The Stanley Parable is an updated, full release of a 2011 Source engine mod. Like Gone Home, there’s no combat in The Stanley Parable. However, that’s where the similarities end. The Stanley Parable is so experimental, so unorthodox and so brilliant that it certainly earns its place as one of 2013’s best games.
Describing The Stanley Parable in any great detail is something that seemed exceedingly difficult as I was mapping out this review in my head. The game is so malleable that everything I describe could be altered if a different decision is made.
The Stanley Parable is, at first glance, a game about nothing. Follow the path laid before your and it all resolves itself neatly. Start to deviate and the game comes to life. Branching narrative paths and multiple endings are used in a way to be a meta analysis on the current tropes of gameplay and narrative design. And like many great games before it, The Stanley Parable delves into the psychology of gaming and gamers.
To go into the game into any greater detail than that would be risking massive spoilers. Suffice to say that this game manages to be smart and funny and brilliant in a way that never feels sanctimonious. It’s just a brilliantly balanced experience that everyone should try, even if it’s just playing the demo.
Like last week’s Gone Home, there aren’t really any gameplay mechanics (well, apart from the way navigating through the world changes the narrative as mentioned above). You walk around in a first-person point-of-view and can interact with certain objects. There’s no combat. There’s a little bit of puzzle solving. And that covers it. In a world that’s so up in arms over ludonarrative dissonance, that’s the last thing that you’re going to find in The Stanley Parable.
The graphics are what you’d expect at this point for a Source engine game. I would call them a little closer to the original Portal in terms of quality than, say, Portal 2 but the game doesn’t suffer for slightly dated looking graphics. However, if you’ve played the original Stanley Parable mod, the graphics have been updated and certainly look better. I suppose that what you think of the graphic will largely be determined by your basis of comparison.
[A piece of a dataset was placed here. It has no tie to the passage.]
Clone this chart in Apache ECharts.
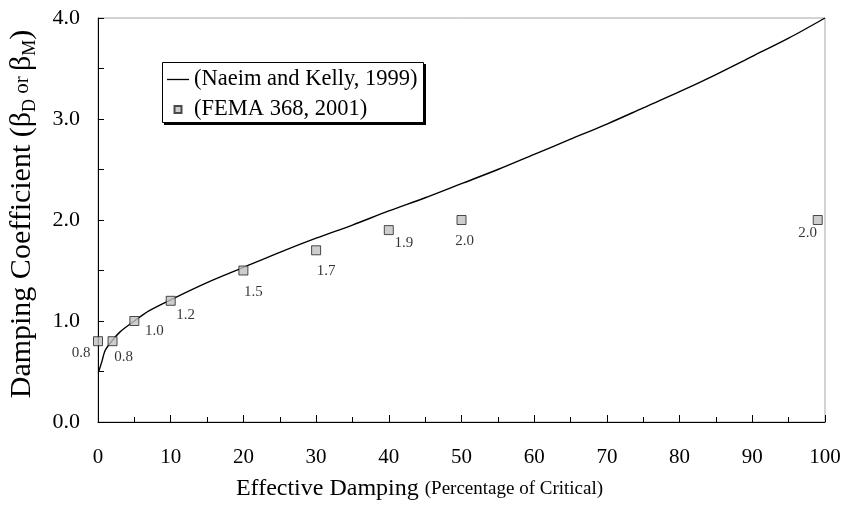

The audio, on the other hand, is absolutely fantastic. Sure, the sound effects seem to be largely out of Valve’s catalog that they use for their games but the narrator is absolutely fantastic. Kevan Brighting’s work narrating the story stands up among the greatest of voiceover work that I’ve ever heard. To use another Source engine example, Brighting is every bit as good as the narrator as Ellen McLain is as GLaDOS. Absolutely spectacular work that needs to be heard to truly be appreciated.
If I had played this sooner, The Stanley Parable might have jumped Gunpoint as my favourite indie game of 2013. I’m not going to change my best indie game of 2013 because I’ve already named it but that doesn’t change the fact that I absolutely love this game.
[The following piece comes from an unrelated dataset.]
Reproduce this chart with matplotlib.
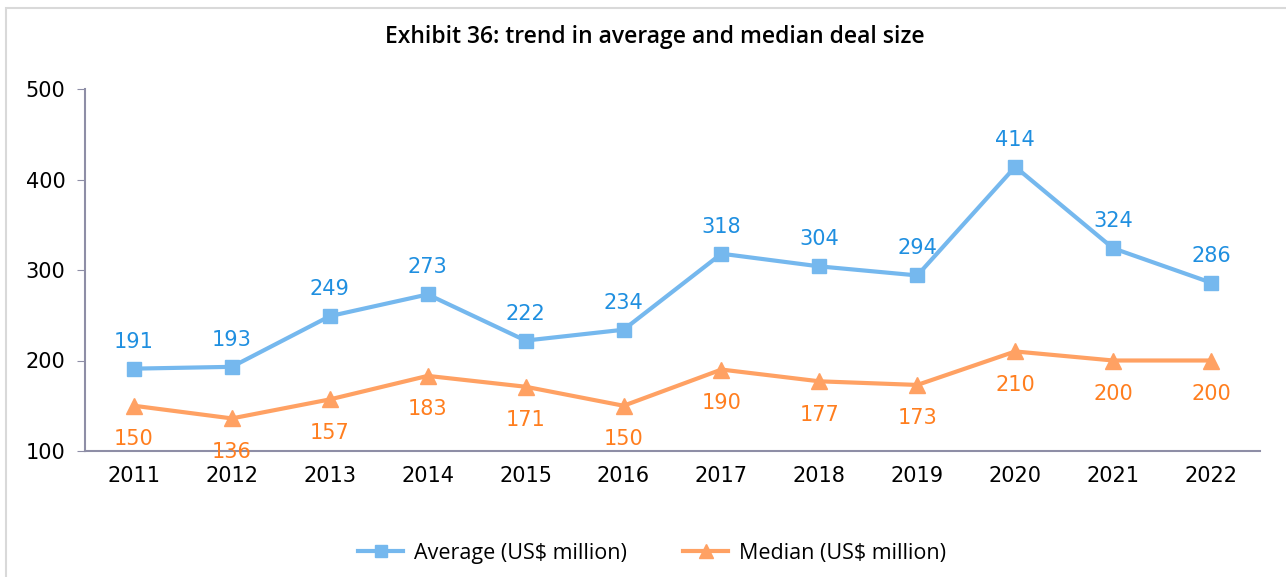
import matplotlib.pyplot as plt
from matplotlib.patches import Rectangle

years = ['2011', '2012', '2013', '2014', '2015', '2016',
         '2017', '2018', '2019', '2020', '2021', '2022']
average = [191, 193, 249, 273, 222, 234, 318, 304, 294, 414, 324, 286]
median = [150, 136, 157, 183, 171, 150, 190, 177, 173, 210, 200, 200]

avg_line = '#75B8EE'
avg_text = '#1F8FE0'
med_line = '#FFA163'
med_text = '#FF7E1F'
axis_col = '#8E8EA6'

plt.rcParams['font.family'] = 'DejaVu Sans'

fig = plt.figure(figsize=(12.86, 5.77), dpi=100)
ax = fig.add_axes([85 / 1286, 1 - 451 / 577, (1260 - 85) / 1286, (451 - 89) / 577])

x = list(range(len(years)))
l_avg, = ax.plot(x, average, color=avg_line, linewidth=3, marker='s', markersize=10,
                 label='Average (US$ million)')
l_med, = ax.plot(x, median, color=med_line, linewidth=3, marker='^', markersize=12,
                 label='Median (US$ million)')

for xi, v in zip(x, average):
    ax.annotate(str(v), (xi, v), xytext=(0, 19.5), textcoords='offset points',
                ha='center', va='center', fontsize=15, color=avg_text)
for xi, v in zip(x, median):
    ax.annotate(str(v), (xi, v), xytext=(0, -24), textcoords='offset points',
                ha='center', va='center', fontsize=15, color=med_text)

ax.set_xlim(-0.5, len(years) - 0.5)
ax.set_ylim(100, 500)
ax.set_yticks([100, 200, 300, 400, 500])
ax.set_xticks(x)
ax.set_xticklabels(years)
ax.tick_params(axis='y', labelsize=15, length=6, color=axis_col, pad=8)
ax.tick_params(axis='x', labelsize=15, length=0, pad=11)
for s in ['top', 'right']:
    ax.spines[s].set_visible(False)
for s in ['left', 'bottom']:
    ax.spines[s].set_color(axis_col)
    ax.spines[s].set_linewidth(1.5)

fig.text(655 / 1286, 1 - 37 / 577, 'Exhibit 36: trend in average and median deal size',
         ha='center', va='center', fontsize=16.5, family='Open Sans', fontweight='semibold')

fig.legend(handles=[l_avg, l_med], loc='center', bbox_to_anchor=(652 / 1286, 1 - 553 / 577),
           ncol=2, frameon=False, prop={'family': 'Open Sans', 'size': 15.5},
           handlelength=2.1, columnspacing=2.6, handletextpad=0.5, markerscale=0.8)

fig.patches.append(Rectangle((6 / 1286, -0.1), 1.1, 1 - 8 / 577 + 0.1, transform=fig.transFigure,
                             fill=False, edgecolor='#D9D9D9', linewidth=1.5))

fig.savefig('out.png', dpi=100)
The Stanley Parable is a smart game that can be described as experimental and artistic while still easily qualifying as just plain fun. Like Gone Home, this isn’t going to be a game for everyone but it certainly was a great game for me. It terms of being a metaanalysis of gaming, it stands up to the likes of BioShock and Spec Ops: The Line. In terms of dark humour, it’s as good as Portal. I don’t think I can give it higher praise than that.
The Stanley Parable was reviewed on Windows PC but is also available for Mac OS X. Your impressions of the game may differ depending on platform played on, PC specs and how many times you play through the game. The more, the better.